Underpinning curtains for sash windows is an accurate measurement. You don’t want curtains that are too wide to fit, or that come up short.
Measure sash windows
You’ll need to capture the width and height of the window and consider adding a few extra inches of materials depending on the type of curtain you choose. Many curtain companies will come out and do this for you to prevent costly mistakes. They may also give you some extra tips that you may have missed.
The same goes for installation – a professional will ensure the measurement and installation go as smoothly as drawing your new curtains across.
What Fabrics are best for sash window curtains?
The fabric you choose for sash window curtains can make a big impact on the overall look and function.
Luxurious fabrics like velvet, brocade, and tapestry in rich colours evoke a classic, elegant aesthetic.
Fabrics in a medium weight range, such as cotton, linen, or polyester blends, exude a comfortable, laidback aura. Their approachable nature lends itself well to casual living spaces.
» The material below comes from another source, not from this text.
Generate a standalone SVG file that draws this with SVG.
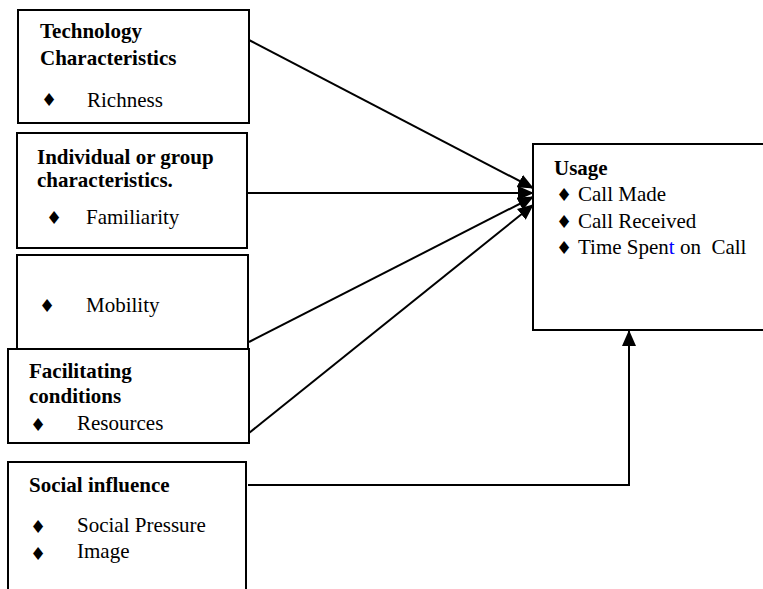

Stay away from lightweight, sheer fabrics that could blow around and get caught in the sash. The fabric should be opaque enough to provide privacy.
Curtains intended to block light should be tightly woven. For sound dampening, look for thick, heavy fabrics.
Recommended fabrics include:
- Tightly woven opaque fabrics
- Thick, heavy fabrics for sound absorption
The right fabric complements your decor while performing beautifully in sash windows.
Thick curtains provide more insulation, while lighter materials let in more natural light if you want to consider the light in your room.